• Nov 21, 2025

Fragments 2025 Symposium Preview, Fourth Timeslot

Discover four inspiring workshops at the Fragments 2025 Symposium!

The Art of Looking: Seeing As a Start of Critical Thought 

Marloes van der Werf/workshop

Description

This workshop explores how Visual Thinking Strategies (VTS), developed by MoMA, can spark critical thinking in higher education. Discover how to see openly, listen without judgment, and build on each other’s ideas. Through art and Foucault’s writings on parrhesia, we’ll examine what it means to think critically with an open mind. By looking together, listening deeply, and embracing difference as a source of insight rather than division, we uncover new perspectives on thinking and learning. Critical thinking begins not with judgment, but with openness: learning to look differently in order to think differently.

Biography

Marloes van der Werf is a change management consultant, teacher, and philosopher who explores the intersection of reflection, courage, and transformation. Her work focuses on how parrhesia—the practice of speaking truthfully and acting courageously—can serve as a guiding principle for change in organizations and education. Through research, teaching, and publications, she connects philosophical insight with practical action, helping individuals and teams navigate complexity with openness and integrity. Marloes combines academic depth with hands-on experience, inspiring others to approach change not as a process to control, but as a dialogue that requires authenticity, critical thinking, and moral courage.

Art-based cross-innovation: the key to unlearning 

Koen Snoeckx/presentation + reflection

Description 

In this interactive session, discover how artistic practices can foster unlearning: a process of critically rethinking ourselves and our familiar contexts. Explore ways to integrate these methods into higher education and empower students to question dominant systems and imagine alternatives. Participants will also get an exclusive preview of an open-source toolkit (launching early 2026) designed to help educators guide students from all disciplines in challenging the status quo and shaping more conscious, creative futures. 

Biography

Koen Snoeckx is the owner and director of Arteconomy, a Belgium-based organization that integrates artistic practices into policy and innovation. Holding a Master’s in Biochemistry, a Post-Master’s in Journalism, and a Teacher’s Degree, he has nearly 20 years of experience bridging the arts and other sectors. Koen previously worked at R&D centers imec (Leuven) and Holst Centre (Eindhoven), and served as Director of the cultural organization Baltan Laboratories (Eindhoven). Currently, he is also Innovation Manager at Innovatiecampus Geel and founder of the Creative Hub Moktamee in Herentals, Belgium.

The Digital Data Divide 

Sjors Groeneveld/workshop

Description

In this playful yet thought-provoking session, you’ll experience The Digital Data Divide: a festival-style experience based on speculative fiction that begins with choosing a red or blue pill and unfolds through two short films into a dialogue on the increasing collection, use, and reliance on personal data. Together, we’ll explore how data shapes humanness, connection, and control in society. Expect cinematic speculation, meaningful conversation, and fresh perspectives on privacy, technology, and humanity in a data-driven world. Ready to imagine the future? Oh, and before you join: will you take the red pill or blue? 🔴🔵

Biography

Sjors Groeneveld is a principal lecturer at Saxion University of Applied Sciences and a PhD candidate in AI in long-term care at the University of Twente. His research focuses on how healthcare professionals collaborate with AI-driven innovations and how technology shapes human values, relationships, and decision-making in care settings. Beyond academia, Sjors works closely with artists to create immersive, speculative experiences that spark society-wide dialogue on the impact of technology on our lives. Through festivals, public events, and educational settings, he explores how creative, narrative-driven approaches can help us question, imagine, and shape more human-centered technological futures.

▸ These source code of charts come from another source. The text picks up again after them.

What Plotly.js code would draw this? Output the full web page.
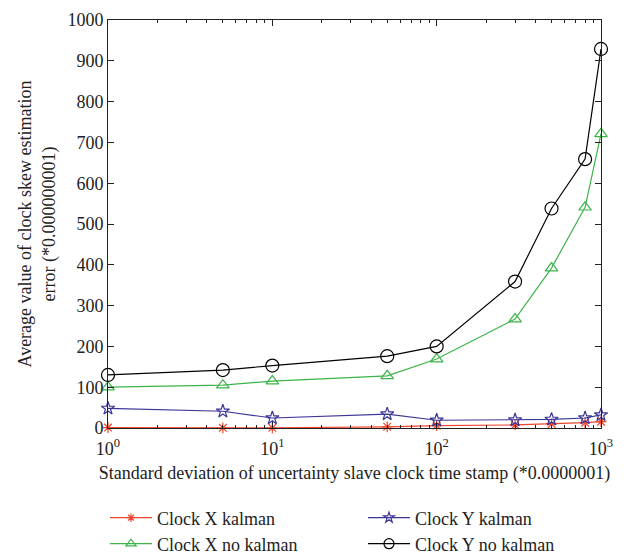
<!DOCTYPE html>
<html><head><meta charset="utf-8">
<script src="https://cdn.plot.ly/plotly-3.0.1.min.js"></script>
<style>body{margin:0;background:#fff}#chart{width:639px;height:556px}</style>
</head><body><div id="chart"></div>
<script>
const xVals = [1, 5, 10, 50, 100, 300, 500, 800, 1000];
const clockXKalman = [1, 0.5, 0.5, 3, 6, 7.5, 10, 13, 15.5];
const clockYKalman = [48, 41, 24.5, 34, 19, 19.5, 21, 24.5, 32];
const clockXNoKalman = [100, 105, 115, 128, 169, 267, 392, 541, 721];
const clockYNoKalman = [130, 142, 153, 176, 200, 359, 538, 659, 929];
const names = ["Clock X kalman", "Clock Y kalman", "Clock X no kalman", "Clock Y no kalman"];
const xTickVals = [1, 10, 100, 1000];
const xTickText = ["10<sup>0</sup>", "10<sup>1</sup>", "10<sup>2</sup>", "10<sup>3</sup>"];
const xMinorVals = [2,3,4,5,6,7,8,9,20,30,40,50,60,70,80,90,200,300,400,500,600,700,800,900];
const yTickVals = [0,100,200,300,400,500,600,700,800,900,1000];

const font = "Liberation Serif, Times New Roman, serif";
const FS = 18;
const styles = [
  {color: '#f0462d', symbol: 'asterisk-open', size: 9, lsize: 7},
  {color: '#3b3596', symbol: 'star-open', size: 10, lsize: 8},
  {color: '#3cb44a', symbol: 'triangle-up-open', size: 11, lsize: 9},
  {color: '#000000', symbol: 'circle-open', size: 13, lsize: 10}
];
// legend placement (container px): [symbol left x, row center y]
const legendPos = [[105, 518], [363, 518], [105, 544], [363, 544]];
const legendIds = ['legend', 'legend2', 'legend3', 'legend4'];
const series = [clockXKalman, clockYKalman, clockXNoKalman, clockYNoKalman];
const data = [];
series.forEach((y, i) => {
  const s = styles[i];
  data.push({x: xVals, y: y, name: names[i], type: 'scatter', mode: 'lines+markers', showlegend: false,
    line: {color: s.color, width: 1.2},
    marker: {symbol: s.symbol, size: s.size, color: s.color, line: {color: s.color, width: 1.2}},
    cliponaxis: false});
});
series.forEach((y, i) => {
  const s = styles[i];
  data.push({x: [null], y: [null], name: names[i], type: 'scatter', mode: 'lines+markers', showlegend: true,
    legend: legendIds[i],
    line: {color: s.color, width: 1.2},
    marker: {symbol: s.symbol, size: s.lsize, color: s.color, line: {color: s.color, width: 1.2}}});
});
const layout = {
  width: 639, height: 556,
  margin: {l: 108, r: 38, t: 20, b: 128, autoexpand: false},
  paper_bgcolor: '#fff', plot_bgcolor: '#fff',
  font: {family: font, size: FS, color: '#222'},
  showlegend: true,
  xaxis: {type: 'log', range: [0, 3], tickmode: 'array', tickvals: xTickVals, ticktext: xTickText,
    ticks: 'inside', ticklen: 6, tickcolor: '#222', showline: true, linecolor: '#222', linewidth: 1,
    mirror: 'ticks', showgrid: false, zeroline: false, automargin: false, ticklabelstandoff: 4,
    minor: {tickmode: 'array', tickvals: xMinorVals, ticks: 'inside', ticklen: 3, tickcolor: '#222', showgrid: false},
    tickfont: {family: font, size: FS, color: '#222'},
    title: {text: 'Standard deviation of uncertainty slave clock time stamp (*0.0000001)', font: {family: font, size: FS, color: '#222'}, standoff: 8}},
  yaxis: {range: [0, 1000], tickmode: 'array', tickvals: yTickVals,
    ticks: 'inside', ticklen: 6, tickcolor: '#222', showline: true, linecolor: '#222', linewidth: 1,
    mirror: 'ticks', showgrid: false, zeroline: false, automargin: false,
    tickfont: {family: font, size: FS, color: '#222'},
    title: {text: 'Average value of clock skew estimation<br>error (*0.000000001)', font: {family: font, size: FS, color: '#222'}, standoff: 7}}
};
legendIds.forEach((id, i) => {
  layout[id] = {orientation: 'h', xref: 'container', yref: 'container',
    x: legendPos[i][0] / 639, xanchor: 'left', y: 1 - legendPos[i][1] / 556, yanchor: 'middle',
    itemwidth: 42, font: {family: font, size: FS, color: '#222'}, bgcolor: 'rgba(0,0,0,0)'};
});
Plotly.newPlot('chart', data, layout, {displayModeBar: false, staticPlot: true});
</script></body></html>
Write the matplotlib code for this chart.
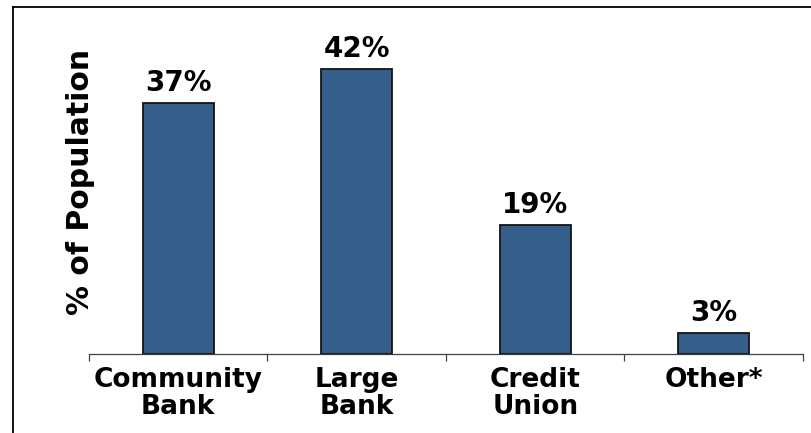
import matplotlib
matplotlib.use("Agg")
import matplotlib.pyplot as plt
from matplotlib.lines import Line2D
import numpy as np

categories = ["Community\nBank", "Large\nBank", "Credit\nUnion", "Other*"]
values = [37, 42, 19, 3]
value_labels = ["37%", "42%", "19%", "3%"]

plt.rcParams['font.family'] = ['DejaVu Sans']

W, H = 812, 433
fig = plt.figure(figsize=(W / 100, H / 100), dpi=100)
fig.patch.set_facecolor("white")

# axes in pixel coords
ax_l, ax_r, ax_b, ax_t = 89, 803, 353.5, 22
ax = fig.add_axes([ax_l / W, 1 - ax_b / H, (ax_r - ax_l) / W, (ax_b - ax_t) / H])

x = np.arange(len(categories))
ax.bar(x, values, width=0.4, color="#355E8B", edgecolor="#151515", linewidth=1.3, zorder=3)

ax.set_xlim(-0.5, len(categories) - 0.5)
ax.set_ylim(0, 49)

for xi, v, lab in zip(x, values, value_labels):
    ax.annotate(lab, (xi, v), xytext=(0, 4.5), textcoords="offset points",
                ha="center", va="bottom", fontsize=20, fontweight="bold", color="black")

for s in ["top", "right", "left"]:
    ax.spines[s].set_visible(False)
ax.spines["bottom"].set_color("#404040")
ax.spines["bottom"].set_linewidth(0.9)

ax.set_yticks([])
ax.set_xticks(x)
ax.set_xticklabels(categories, fontsize=19, fontweight="bold", linespacing=1.02)
ax.tick_params(axis="x", which="major", length=0, pad=10)
ax.set_xticks(np.arange(-0.5, len(categories)), minor=True)
ax.tick_params(axis="x", which="minor", length=5, width=0.9, color="#404040", direction="out")

fig.text(81 / W, 1 - 182 / H, "% of Population", rotation=90, ha="center", va="center",
         fontsize=21.5, fontweight="bold")

# figure frame (left and top lines)
fig.add_artist(Line2D([13 / W, 13 / W], [0, 1 - 7 / H], transform=fig.transFigure,
                      color="black", linewidth=1.3))
fig.add_artist(Line2D([13 / W, 1], [1 - 7 / H, 1 - 7 / H], transform=fig.transFigure,
                      color="black", linewidth=1.3))

fig.savefig("out.png", dpi=100)
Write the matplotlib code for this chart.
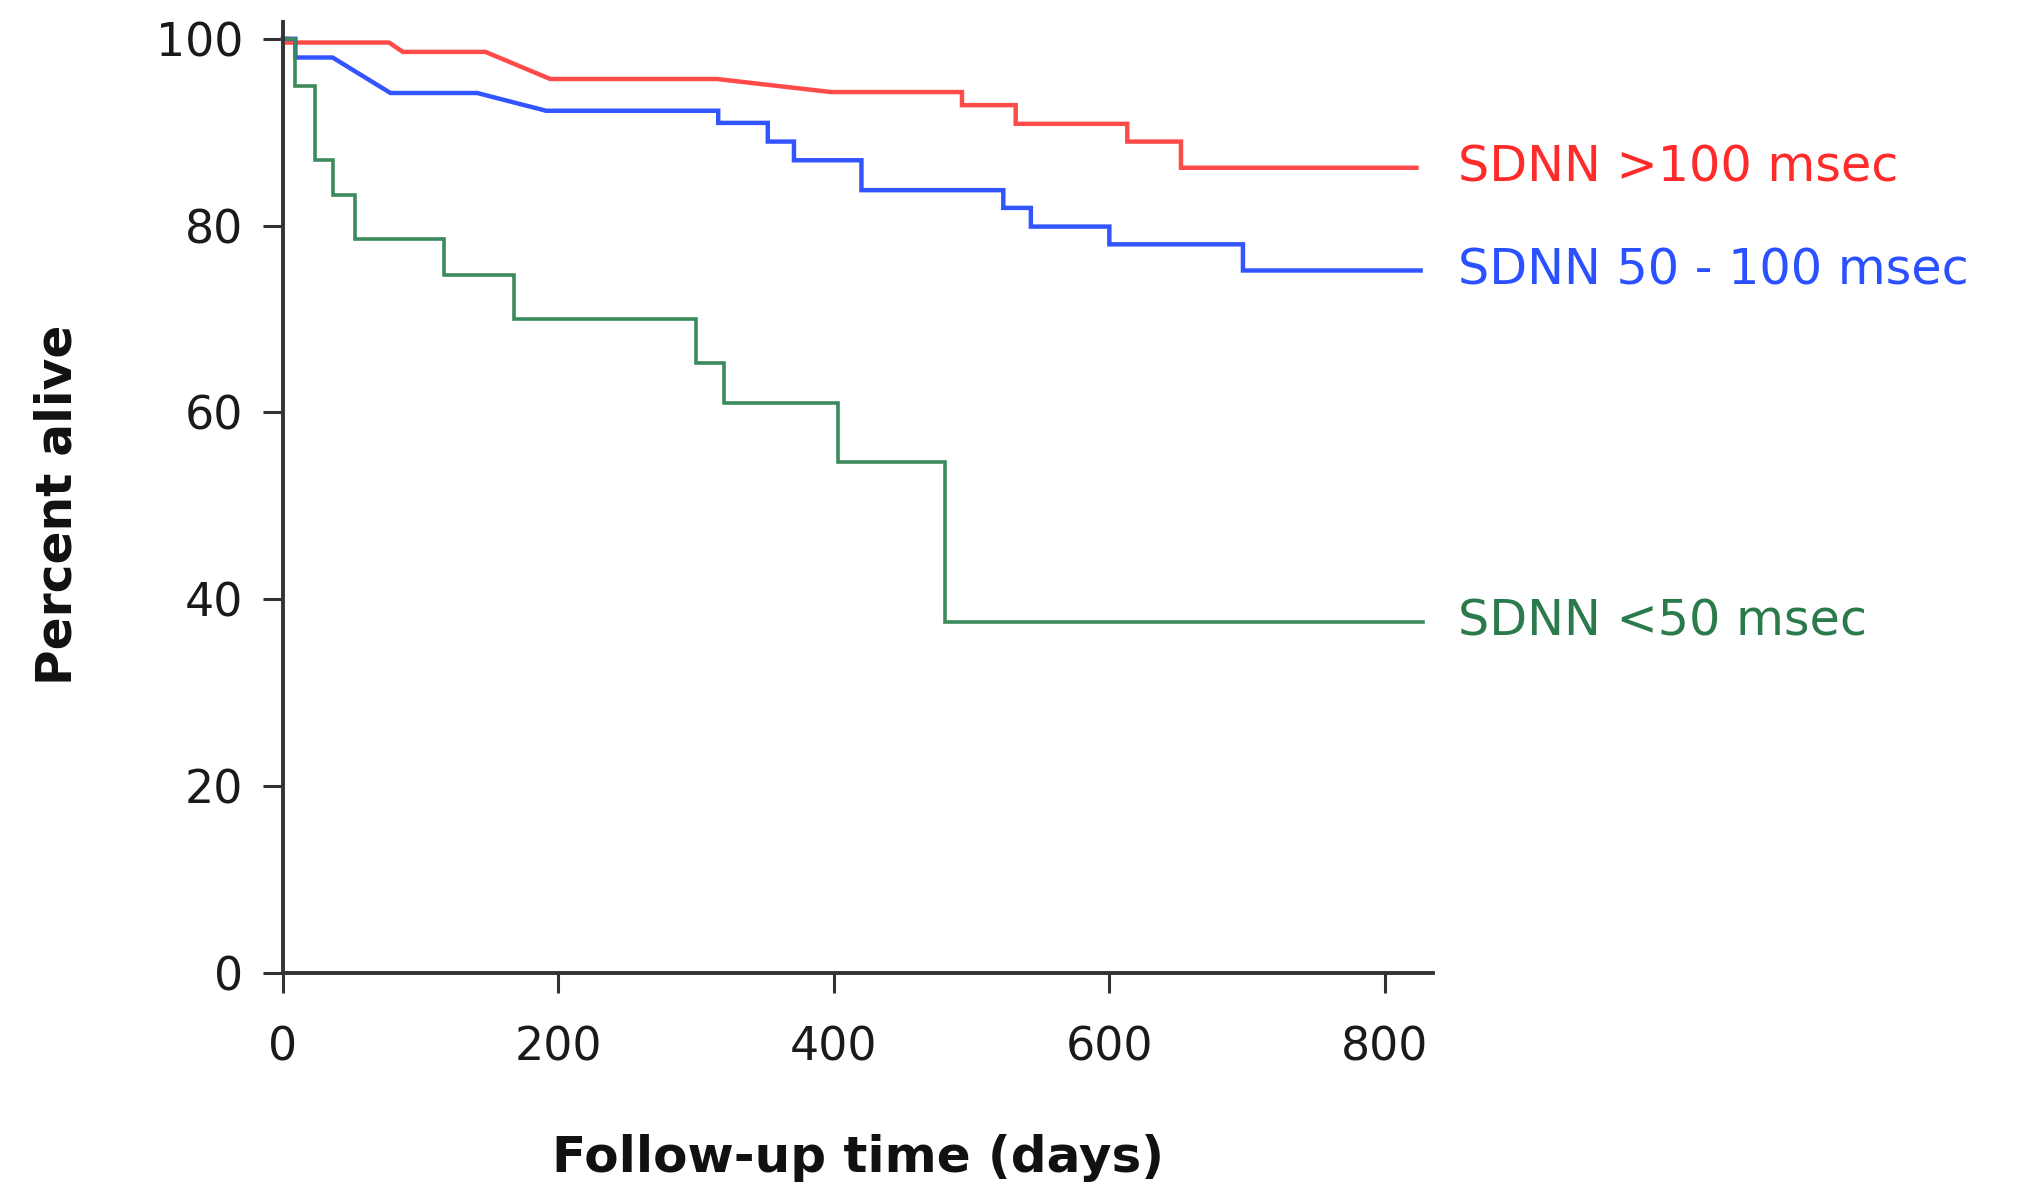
import matplotlib
matplotlib.use("Agg")
import matplotlib.pyplot as plt

# ---- data (days, percent alive) ----
high_t = [0, 3, 3, 77, 87, 147, 194, 315, 398, 493, 493, 532, 532, 613, 613, 652, 652, 823]
high_p = [100, 100, 99.6, 99.6, 98.6, 98.6, 95.7, 95.7, 94.3, 94.3, 92.9, 92.9, 90.9, 90.9, 89.0, 89.0, 86.2, 86.2]

mid_t = [0, 9, 9, 36, 78, 141, 191, 316, 316, 352, 352, 371, 371, 420, 420, 523, 523, 543, 543,
         600, 600, 697, 697, 826]
mid_p = [100, 100, 98.0, 98.0, 94.2, 94.2, 92.3, 92.3, 91.0, 91.0, 89.0, 89.0, 87.0, 87.0, 83.8,
         83.8, 81.9, 81.9, 79.9, 79.9, 78.0, 78.0, 75.2, 75.2]

low_t = [0, 9, 9, 23, 23, 36, 36, 52, 52, 117, 117, 168, 168, 300, 300, 320, 320, 403, 403,
         481, 481, 828]
low_p = [100, 100, 95.0, 95.0, 87.0, 87.0, 83.3, 83.3, 78.6, 78.6, 74.7, 74.7, 70.0, 70.0, 65.3,
         65.3, 61.0, 61.0, 54.7, 54.7, 37.6, 37.6]

labels = ["SDNN >100 msec", "SDNN 50 - 100 msec", "SDNN <50 msec"]
line_colors = ["#ff4a4a", "#3355ff", "#3a8a5c"]
text_colors = ["#ff2a2a", "#2a50ff", "#2a7a4c"]
x_ticks = [0, 200, 400, 600, 800]
y_ticks = [0, 20, 40, 60, 80, 100]

fig = plt.figure(figsize=(20.29, 11.85), dpi=100)
ax = fig.add_axes([283 / 2029, 1 - 973 / 1185, (1433 - 283) / 2029, (973 - 22) / 1185])

series = [(high_t, high_p), (mid_t, mid_p), (low_t, low_p)]
widths = [3.2, 3.2, 2.6]
for (t, p), c, lw in zip(series, line_colors, widths):
    ax.plot(t, p, color=c, lw=lw, solid_joinstyle="miter", clip_on=False)

for (t, p), lab, c in zip(series, labels, text_colors):
    ax.text(853, p[-1], lab, color=c, fontsize=35.5, va="center", ha="left",
            family="DejaVu Sans", clip_on=False)

ax.set_xlim(0, 835)
ax.set_ylim(0, 101.8)
ax.set_xticks(x_ticks)
ax.set_yticks(y_ticks)
for s in ["top", "right"]:
    ax.spines[s].set_visible(False)
for s in ["left", "bottom"]:
    ax.spines[s].set_linewidth(2.8)
    ax.spines[s].set_color("#333333")
ax.tick_params(axis="both", direction="out", length=14.5, width=2.2, color="#333333",
               labelsize=33, labelcolor="#1a1a1a")
ax.tick_params(axis="y", pad=14)
ax.tick_params(axis="x", pad=23)

ax.set_xlabel("Follow-up time (days)", fontsize=36, fontweight="bold", color="#111111")
ax.set_ylabel("Percent alive", fontsize=35, fontweight="bold", color="#111111")
ax.xaxis.set_label_coords(0.5, (973 - 1158) / 951)
ax.xaxis.label.set_va("center")
ax.yaxis.set_label_coords((58 - 283) / 1150, 0.492)
ax.yaxis.label.set_va("center")

fig.savefig("out.png", dpi=100, facecolor="white")
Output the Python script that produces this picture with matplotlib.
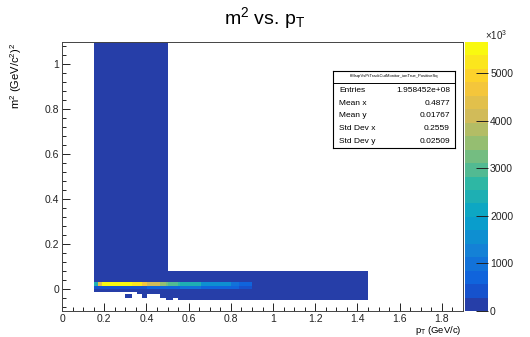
import numpy as np
import matplotlib
matplotlib.use("Agg")
import matplotlib.pyplot as plt
from matplotlib.colors import ListedColormap, BoundaryNorm
from matplotlib.ticker import MultipleLocator, FixedLocator, FixedFormatter

plt.rcParams["font.family"] = ["Liberation Sans", "DejaVu Sans"]
plt.rcParams["mathtext.default"] = "regular"

# ---- histogram content (counts in units of 10^3) ----
pt_edges = [0.15, 0.17, 0.19, 0.30, 0.33, 0.355, 0.38, 0.405, 0.465, 0.495,
            0.50, 0.525, 0.55, 0.56, 0.66, 0.80, 0.84, 0.90, 1.45]
m2_edges = [-0.05, -0.04, -0.025, -0.015, 0.0, 0.01, 0.0275, 0.08, 1.2]
# lowest / highest filled m2 in each pT column
col_low = [-0.015, -0.015, -0.015, -0.015, -0.015, -0.025, -0.04, -0.025, -0.04,
           -0.05, -0.05, -0.04, -0.05, -0.05, -0.05, -0.05, -0.05, -0.05]
col_high = [1.2] * 10 + [0.08] * 8
# the bright band at m2 ~ 0.01-0.0275 and the row just below it
band_counts = [2300, 4400, 5650, 5500, 5300, 5100, 4800, 4200, 3500,
               3200, 3000, 2900, 2800, 2300, 1500, 1000, 700, 60]
under_counts = [300, 300, 300, 300, 300, 300, 500, 700, 800,
                800, 800, 800, 800, 900, 800, 600, 300, 60]
bulk_count = 60
# isolated filled bins below the main block: (pT low edge, m2 low edge)
islands = [(0.30, -0.04)]
z_max = 5650
n_levels = 20

cbar_ticks = [0, 1000, 2000, 3000, 4000, 5000]
x_ticks = [0, 0.2, 0.4, 0.6, 0.8, 1.0, 1.2, 1.4, 1.6, 1.8]
x_labels = ["0", "0.2", "0.4", "0.6", "0.8", "1", "1.2", "1.4", "1.6", "1.8"]
y_ticks = [0, 0.2, 0.4, 0.6, 0.8, 1.0]
y_labels = ["0", "0.2", "0.4", "0.6", "0.8", "1"]

stats_name = "hMsqrVsPtTrackCutMonitor_ionTrue_PositiveSq"
stats_rows = [("Entries", "1.958452e+08"), ("Mean x", "0.4877"), ("Mean y", "0.01767"),
              ("Std Dev x", "0.2559"), ("Std Dev y", "0.02509")]

# ---- fill the 2D array ----
counts = np.zeros((len(m2_edges) - 1, len(pt_edges) - 1))
for j in range(len(pt_edges) - 1):
    for i in range(len(m2_edges) - 1):
        lo, hi = m2_edges[i], m2_edges[i + 1]
        if lo >= col_low[j] - 1e-9 and hi <= col_high[j] + 1e-9:
            counts[i, j] = bulk_count
        if lo == 0.01:
            counts[i, j] = band_counts[j]
        elif lo == 0.0:
            counts[i, j] = under_counts[j]
for px, my in islands:
    counts[m2_edges.index(my), pt_edges.index(px)] = bulk_count
counts = np.ma.masked_equal(counts, 0)

# ---- ROOT kBird palette, 20 contour levels ----
stops = [0.0, 0.125, 0.25, 0.375, 0.5, 0.625, 0.75, 0.875, 1.0]
red = [0.2082, 0.0592, 0.0780, 0.0232, 0.1802, 0.5301, 0.8186, 0.9956, 0.9764]
green = [0.1664, 0.3599, 0.5041, 0.6419, 0.7178, 0.7492, 0.7328, 0.7862, 0.9832]
blue = [0.5293, 0.8684, 0.8385, 0.7914, 0.6425, 0.4662, 0.3499, 0.1968, 0.0539]
table = []
for g in range(1, len(stops)):
    n = int(np.floor(255 * stops[g]) - np.floor(255 * stops[g - 1]))
    for c in range(n):
        t = c / n
        table.append((red[g - 1] + t * (red[g] - red[g - 1]),
                      green[g - 1] + t * (green[g] - green[g - 1]),
                      blue[g - 1] + t * (blue[g] - blue[g - 1])))
level_colors = [table[min(int((k + 0.99) * len(table) / n_levels), len(table) - 1)]
                for k in range(n_levels)]
cmap = ListedColormap(level_colors)
norm = BoundaryNorm(np.linspace(0, z_max, n_levels + 1), n_levels)

W, H = 530, 337
fig = plt.figure(figsize=(W / 100, H / 100), dpi=100)
ax = fig.add_axes([62 / W, 1 - 311 / H, 401 / W, 269 / H])
mesh = ax.pcolormesh(pt_edges, m2_edges, counts, cmap=cmap, norm=norm, antialiased=False)
ax.set_xlim(0, 1.9)
ax.set_ylim(-0.1, 1.1)

ax.xaxis.set_major_locator(FixedLocator(x_ticks))
ax.xaxis.set_major_formatter(FixedFormatter(x_labels))
ax.yaxis.set_major_locator(FixedLocator(y_ticks))
ax.yaxis.set_major_formatter(FixedFormatter(y_labels))
ax.xaxis.set_minor_locator(MultipleLocator(0.05))
ax.yaxis.set_minor_locator(MultipleLocator(0.04))
ax.tick_params(which="both", direction="in", top=False, right=False, width=0.7,
               labelsize=7.5, colors="#222222")
ax.tick_params(axis="x", which="major", length=5.5, pad=2)
ax.tick_params(axis="x", which="minor", length=2.8)
ax.tick_params(axis="y", which="major", length=6, pad=2)
ax.tick_params(axis="y", which="minor", length=3)
for s in ax.spines.values():
    s.set_linewidth(0.7)
    s.set_color("#444444")

# palette axis
cax = fig.add_axes([465 / W, 1 - 311 / H, 23 / W, 269 / H])
cb = fig.colorbar(mesh, cax=cax, ticks=cbar_ticks)
cb.outline.set_visible(False)
cax.set_yticklabels([str(t) for t in cbar_ticks])
cax.tick_params(direction="in", length=8.5, width=0.7, labelsize=7.5, pad=1.5,
                colors="#222222")
cax.minorticks_off()
fig.text(496 / W, 1 - 35 / H, r"$\times$10$^{3}$", fontsize=7, ha="center", va="center",
         color="#222222")

fig.text(265 / W, 1 - 18 / H, r"m$^{2}$ vs. p$_{T}$", fontsize=14, ha="center", va="center")
fig.text(462 / W, 1 - 333 / H, r"p$_{T}$ (GeV/c)", fontsize=6.8, ha="right", va="baseline")
fig.text(16 / W, 1 - 43 / H, r"m$^{2}$ (GeV/c$^{2}$)$^{2}$", fontsize=8, rotation=90,
         ha="center", va="top")

# stats box
sax = fig.add_axes([333 / W, 1 - 148 / H, 122 / W, 77 / H])
sax.set_xlim(0, 122)
sax.set_ylim(77, 0)
sax.set_xticks([])
sax.set_yticks([])
for s in sax.spines.values():
    s.set_linewidth(0.8)
sax.text(61, 5.5, stats_name, fontsize=3, ha="center", va="center")
sax.axhline(11.7, color="black", lw=0.7)
for k, (name, val) in enumerate(stats_rows):
    yy = 19.7 + k * 12.6
    sax.text(6, yy, name, fontsize=6, ha="left", va="center")
    sax.text(117, yy, val, fontsize=6, ha="right", va="center")

fig.savefig("out.png", dpi=100)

The intimate impact of technology - an autobiographical narrative. 

Dr. Trijsje Franssen/presentation + reading

Description

My presentation is an appeal to philosophers of technology and engineering to more often integrate first-person stories, narratives, and creative methods in research as well as education. I argue this would make more space for critical reflection, questions of personal experience, embodiment, and existence. In order to explore how this could be done, I will first tell an autobiographical story about the intimate impact of neurotechnology, and second, tell about a pilot course in which my engineering students wrote their own science fiction narrative. I present both cases as potentially useful material in education and research.

Biography

Dr. Trijsje Franssen is a lecturer and post-doc researcher in philosophy of technology. She obtained her PhD in Philosophy at the University of Exeter (UK). A central theme in her research is the human/technology relationship. She focuses on the posthuman, human enhancement, and cyborgs, and particularly on the role of myths, narratives, and (science) fiction in this context. Within this framework, neurotechnology has a special place. She approaches it from an autobiographical viewpoint, being someone with the chronic disease of epilepsy who has experienced deep-brain brain research and brain surgery herself.